Repeat the data word for word. Do not include the pictures.

- - - - - - -

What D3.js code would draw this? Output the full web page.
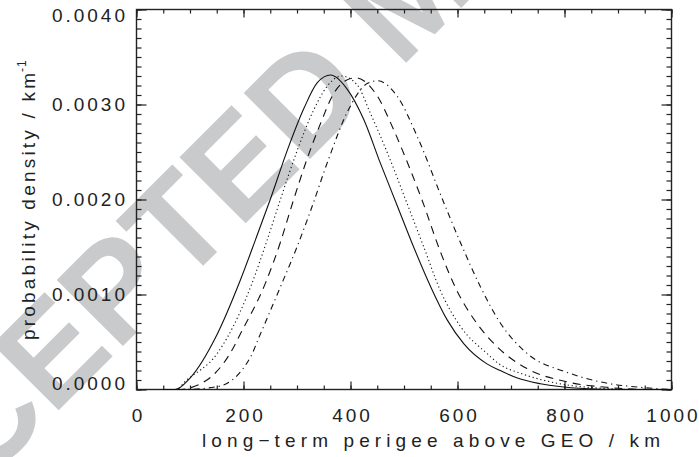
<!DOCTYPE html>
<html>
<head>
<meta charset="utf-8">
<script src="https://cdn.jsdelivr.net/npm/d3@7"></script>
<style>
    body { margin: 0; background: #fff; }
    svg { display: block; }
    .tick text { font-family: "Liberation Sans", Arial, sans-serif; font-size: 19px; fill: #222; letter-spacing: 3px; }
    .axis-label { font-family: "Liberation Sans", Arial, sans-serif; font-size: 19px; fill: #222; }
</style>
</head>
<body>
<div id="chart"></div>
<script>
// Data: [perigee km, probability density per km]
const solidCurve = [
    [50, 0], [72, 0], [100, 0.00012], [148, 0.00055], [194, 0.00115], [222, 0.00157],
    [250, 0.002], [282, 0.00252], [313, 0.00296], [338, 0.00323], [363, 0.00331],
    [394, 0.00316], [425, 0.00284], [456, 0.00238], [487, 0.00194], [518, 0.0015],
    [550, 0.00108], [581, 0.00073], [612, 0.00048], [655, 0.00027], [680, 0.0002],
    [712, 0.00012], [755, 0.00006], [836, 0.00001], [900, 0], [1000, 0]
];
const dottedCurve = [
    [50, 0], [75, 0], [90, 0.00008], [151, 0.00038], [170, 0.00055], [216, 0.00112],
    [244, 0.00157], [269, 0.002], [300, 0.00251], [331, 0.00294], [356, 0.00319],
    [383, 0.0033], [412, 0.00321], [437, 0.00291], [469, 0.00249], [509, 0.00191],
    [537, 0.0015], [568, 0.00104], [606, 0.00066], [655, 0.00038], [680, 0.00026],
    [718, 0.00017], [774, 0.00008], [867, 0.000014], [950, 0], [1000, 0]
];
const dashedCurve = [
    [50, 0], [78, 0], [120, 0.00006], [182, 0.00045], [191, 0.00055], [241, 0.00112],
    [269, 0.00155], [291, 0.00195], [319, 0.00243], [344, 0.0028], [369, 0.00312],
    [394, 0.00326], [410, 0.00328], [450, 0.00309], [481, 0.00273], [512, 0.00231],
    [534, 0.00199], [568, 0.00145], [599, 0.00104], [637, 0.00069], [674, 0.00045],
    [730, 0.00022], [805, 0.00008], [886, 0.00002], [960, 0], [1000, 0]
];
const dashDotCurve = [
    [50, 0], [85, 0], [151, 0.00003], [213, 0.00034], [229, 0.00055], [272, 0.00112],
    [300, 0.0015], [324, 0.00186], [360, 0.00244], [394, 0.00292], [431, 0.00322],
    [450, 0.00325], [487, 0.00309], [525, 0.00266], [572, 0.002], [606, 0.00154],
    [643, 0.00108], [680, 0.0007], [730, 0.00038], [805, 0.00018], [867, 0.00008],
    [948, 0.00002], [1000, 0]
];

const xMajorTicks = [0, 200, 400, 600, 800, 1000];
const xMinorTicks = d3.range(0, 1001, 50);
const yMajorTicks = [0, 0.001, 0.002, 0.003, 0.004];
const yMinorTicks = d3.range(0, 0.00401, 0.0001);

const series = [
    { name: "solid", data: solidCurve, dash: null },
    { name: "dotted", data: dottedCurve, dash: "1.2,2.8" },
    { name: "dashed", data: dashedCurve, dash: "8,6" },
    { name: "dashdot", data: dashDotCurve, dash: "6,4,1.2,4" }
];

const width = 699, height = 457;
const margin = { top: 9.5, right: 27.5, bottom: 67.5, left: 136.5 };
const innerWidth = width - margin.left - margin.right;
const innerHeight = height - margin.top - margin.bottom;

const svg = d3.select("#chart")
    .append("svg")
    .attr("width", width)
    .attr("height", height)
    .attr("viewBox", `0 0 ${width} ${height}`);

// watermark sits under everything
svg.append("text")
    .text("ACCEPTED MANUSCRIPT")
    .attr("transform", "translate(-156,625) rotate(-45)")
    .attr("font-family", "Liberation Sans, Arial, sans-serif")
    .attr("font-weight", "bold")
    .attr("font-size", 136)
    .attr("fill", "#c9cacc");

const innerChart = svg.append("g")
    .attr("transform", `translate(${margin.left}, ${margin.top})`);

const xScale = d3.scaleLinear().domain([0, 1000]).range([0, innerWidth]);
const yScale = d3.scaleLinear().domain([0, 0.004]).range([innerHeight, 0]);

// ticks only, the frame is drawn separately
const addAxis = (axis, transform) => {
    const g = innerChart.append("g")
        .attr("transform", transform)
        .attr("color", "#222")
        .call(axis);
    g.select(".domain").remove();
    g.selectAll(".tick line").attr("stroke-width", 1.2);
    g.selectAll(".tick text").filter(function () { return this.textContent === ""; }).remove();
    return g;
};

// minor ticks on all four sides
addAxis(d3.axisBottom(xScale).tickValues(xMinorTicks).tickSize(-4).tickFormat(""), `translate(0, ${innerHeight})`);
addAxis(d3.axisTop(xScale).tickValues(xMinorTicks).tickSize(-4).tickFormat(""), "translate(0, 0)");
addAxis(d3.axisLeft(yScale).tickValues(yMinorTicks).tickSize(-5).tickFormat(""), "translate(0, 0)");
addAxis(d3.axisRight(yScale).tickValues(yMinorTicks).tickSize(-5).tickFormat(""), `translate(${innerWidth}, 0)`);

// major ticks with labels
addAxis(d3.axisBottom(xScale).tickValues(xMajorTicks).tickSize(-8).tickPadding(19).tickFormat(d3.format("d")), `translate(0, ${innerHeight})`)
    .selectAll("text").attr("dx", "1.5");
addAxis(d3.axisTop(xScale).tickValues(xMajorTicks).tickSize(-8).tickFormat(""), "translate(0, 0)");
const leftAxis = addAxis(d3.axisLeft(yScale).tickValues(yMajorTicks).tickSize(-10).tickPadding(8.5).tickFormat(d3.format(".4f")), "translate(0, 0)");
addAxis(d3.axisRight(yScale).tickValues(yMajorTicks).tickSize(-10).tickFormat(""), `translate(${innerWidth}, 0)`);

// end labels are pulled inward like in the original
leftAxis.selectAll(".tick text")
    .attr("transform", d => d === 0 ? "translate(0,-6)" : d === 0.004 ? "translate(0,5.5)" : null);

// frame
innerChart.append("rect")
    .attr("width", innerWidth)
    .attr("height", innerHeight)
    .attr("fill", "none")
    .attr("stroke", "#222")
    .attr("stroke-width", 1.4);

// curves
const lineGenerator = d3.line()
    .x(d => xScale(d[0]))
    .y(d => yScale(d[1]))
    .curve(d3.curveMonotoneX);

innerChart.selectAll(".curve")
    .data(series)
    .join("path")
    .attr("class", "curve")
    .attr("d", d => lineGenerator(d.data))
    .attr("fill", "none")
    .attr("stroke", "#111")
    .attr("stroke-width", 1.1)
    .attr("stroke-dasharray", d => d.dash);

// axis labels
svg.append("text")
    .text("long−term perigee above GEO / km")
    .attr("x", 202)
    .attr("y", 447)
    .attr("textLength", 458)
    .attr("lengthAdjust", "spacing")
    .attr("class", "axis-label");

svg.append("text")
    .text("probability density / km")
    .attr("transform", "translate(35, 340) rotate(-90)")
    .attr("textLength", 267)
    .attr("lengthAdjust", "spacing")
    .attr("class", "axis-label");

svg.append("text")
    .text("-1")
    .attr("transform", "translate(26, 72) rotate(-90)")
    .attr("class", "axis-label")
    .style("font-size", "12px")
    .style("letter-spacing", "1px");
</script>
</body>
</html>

- - - - - - -

» **RESPONSE TO THIS TASK**
What D3.js code would draw this? Output the full web page.
<!DOCTYPE html>
<html>
<head>
<meta charset="utf-8">
<script src="https://cdn.jsdelivr.net/npm/d3@7"></script>
<style>
    body { margin: 0; background: #fff; }
    svg { display: block; }
    .tick text { font-family: "Liberation Sans", Arial, sans-serif; font-size: 19px; fill: #222; letter-spacing: 3px; }
    .axis-label { font-family: "Liberation Sans", Arial, sans-serif; font-size: 19px; fill: #222; }
</style>
</head>
<body>
<div id="chart"></div>
<script>
// Data: [perigee km, probability density per km]
const solidCurve = [
    [50, 0], [72, 0], [100, 0.00012], [148, 0.00055], [194, 0.00115], [222, 0.00157],
    [250, 0.002], [282, 0.00252], [313, 0.00296], [338, 0.00323], [363, 0.00331],
    [394, 0.00316], [425, 0.00284], [456, 0.00238], [487, 0.00194], [518, 0.0015],
    [550, 0.00108], [581, 0.00073], [612, 0.00048], [655, 0.00027], [680, 0.0002],
    [712, 0.00012], [755, 0.00006], [836, 0.00001], [900, 0], [1000, 0]
];
const dottedCurve = [
    [50, 0], [75, 0], [90, 0.00008], [151, 0.00038], [170, 0.00055], [216, 0.00112],
    [244, 0.00157], [269, 0.002], [300, 0.00251], [331, 0.00294], [356, 0.00319],
    [383, 0.0033], [412, 0.00321], [437, 0.00291], [469, 0.00249], [509, 0.00191],
    [537, 0.0015], [568, 0.00104], [606, 0.00066], [655, 0.00038], [680, 0.00026],
    [718, 0.00017], [774, 0.00008], [867, 0.000014], [950, 0], [1000, 0]
];
const dashedCurve = [
    [50, 0], [78, 0], [120, 0.00006], [182, 0.00045], [191, 0.00055], [241, 0.00112],
    [269, 0.00155], [291, 0.00195], [319, 0.00243], [344, 0.0028], [369, 0.00312],
    [394, 0.00326], [410, 0.00328], [450, 0.00309], [481, 0.00273], [512, 0.00231],
    [534, 0.00199], [568, 0.00145], [599, 0.00104], [637, 0.00069], [674, 0.00045],
    [730, 0.00022], [805, 0.00008], [886, 0.00002], [960, 0], [1000, 0]
];
const dashDotCurve = [
    [50, 0], [85, 0], [151, 0.00003], [213, 0.00034], [229, 0.00055], [272, 0.00112],
    [300, 0.0015], [324, 0.00186], [360, 0.00244], [394, 0.00292], [431, 0.00322],
    [450, 0.00325], [487, 0.00309], [525, 0.00266], [572, 0.002], [606, 0.00154],
    [643, 0.00108], [680, 0.0007], [730, 0.00038], [805, 0.00018], [867, 0.00008],
    [948, 0.00002], [1000, 0]
];

const xMajorTicks = [0, 200, 400, 600, 800, 1000];
const xMinorTicks = d3.range(0, 1001, 50);
const yMajorTicks = [0, 0.001, 0.002, 0.003, 0.004];
const yMinorTicks = d3.range(0, 0.00401, 0.0001);

const series = [
    { name: "solid", data: solidCurve, dash: null },
    { name: "dotted", data: dottedCurve, dash: "1.2,2.8" },
    { name: "dashed", data: dashedCurve, dash: "8,6" },
    { name: "dashdot", data: dashDotCurve, dash: "6,4,1.2,4" }
];

const width = 699, height = 457;
const margin = { top: 9.5, right: 27.5, bottom: 67.5, left: 136.5 };
const innerWidth = width - margin.left - margin.right;
const innerHeight = height - margin.top - margin.bottom;

const svg = d3.select("#chart")
    .append("svg")
    .attr("width", width)
    .attr("height", height)
    .attr("viewBox", `0 0 ${width} ${height}`);

// watermark sits under everything
svg.append("text")
    .text("ACCEPTED MANUSCRIPT")
    .attr("transform", "translate(-156,625) rotate(-45)")
    .attr("font-family", "Liberation Sans, Arial, sans-serif")
    .attr("font-weight", "bold")
    .attr("font-size", 136)
    .attr("fill", "#c9cacc");

const innerChart = svg.append("g")
    .attr("transform", `translate(${margin.left}, ${margin.top})`);

const xScale = d3.scaleLinear().domain([0, 1000]).range([0, innerWidth]);
const yScale = d3.scaleLinear().domain([0, 0.004]).range([innerHeight, 0]);

// ticks only, the frame is drawn separately
const addAxis = (axis, transform) => {
    const g = innerChart.append("g")
        .attr("transform", transform)
        .attr("color", "#222")
        .call(axis);
    g.select(".domain").remove();
    g.selectAll(".tick line").attr("stroke-width", 1.2);
    g.selectAll(".tick text").filter(function () { return this.textContent === ""; }).remove();
    return g;
};

// minor ticks on all four sides
addAxis(d3.axisBottom(xScale).tickValues(xMinorTicks).tickSize(-4).tickFormat(""), `translate(0, ${innerHeight})`);
addAxis(d3.axisTop(xScale).tickValues(xMinorTicks).tickSize(-4).tickFormat(""), "translate(0, 0)");
addAxis(d3.axisLeft(yScale).tickValues(yMinorTicks).tickSize(-5).tickFormat(""), "translate(0, 0)");
addAxis(d3.axisRight(yScale).tickValues(yMinorTicks).tickSize(-5).tickFormat(""), `translate(${innerWidth}, 0)`);

// major ticks with labels
addAxis(d3.axisBottom(xScale).tickValues(xMajorTicks).tickSize(-8).tickPadding(19).tickFormat(d3.format("d")), `translate(0, ${innerHeight})`)
    .selectAll("text").attr("dx", "1.5");
addAxis(d3.axisTop(xScale).tickValues(xMajorTicks).tickSize(-8).tickFormat(""), "translate(0, 0)");
const leftAxis = addAxis(d3.axisLeft(yScale).tickValues(yMajorTicks).tickSize(-10).tickPadding(8.5).tickFormat(d3.format(".4f")), "translate(0, 0)");
addAxis(d3.axisRight(yScale).tickValues(yMajorTicks).tickSize(-10).tickFormat(""), `translate(${innerWidth}, 0)`);

// end labels are pulled inward like in the original
leftAxis.selectAll(".tick text")
    .attr("transform", d => d === 0 ? "translate(0,-6)" : d === 0.004 ? "translate(0,5.5)" : null);

// frame
innerChart.append("rect")
    .attr("width", innerWidth)
    .attr("height", innerHeight)
    .attr("fill", "none")
    .attr("stroke", "#222")
    .attr("stroke-width", 1.4);

// curves
const lineGenerator = d3.line()
    .x(d => xScale(d[0]))
    .y(d => yScale(d[1]))
    .curve(d3.curveMonotoneX);

innerChart.selectAll(".curve")
    .data(series)
    .join("path")
    .attr("class", "curve")
    .attr("d", d => lineGenerator(d.data))
    .attr("fill", "none")
    .attr("stroke", "#111")
    .attr("stroke-width", 1.1)
    .attr("stroke-dasharray", d => d.dash);

// axis labels
svg.append("text")
    .text("long−term perigee above GEO / km")
    .attr("x", 202)
    .attr("y", 447)
    .attr("textLength", 458)
    .attr("lengthAdjust", "spacing")
    .attr("class", "axis-label");

svg.append("text")
    .text("probability density / km")
    .attr("transform", "translate(35, 340) rotate(-90)")
    .attr("textLength", 267)
    .attr("lengthAdjust", "spacing")
    .attr("class", "axis-label");

svg.append("text")
    .text("-1")
    .attr("transform", "translate(26, 72) rotate(-90)")
    .attr("class", "axis-label")
    .style("font-size", "12px")
    .style("letter-spacing", "1px");
</script>
</body>
</html>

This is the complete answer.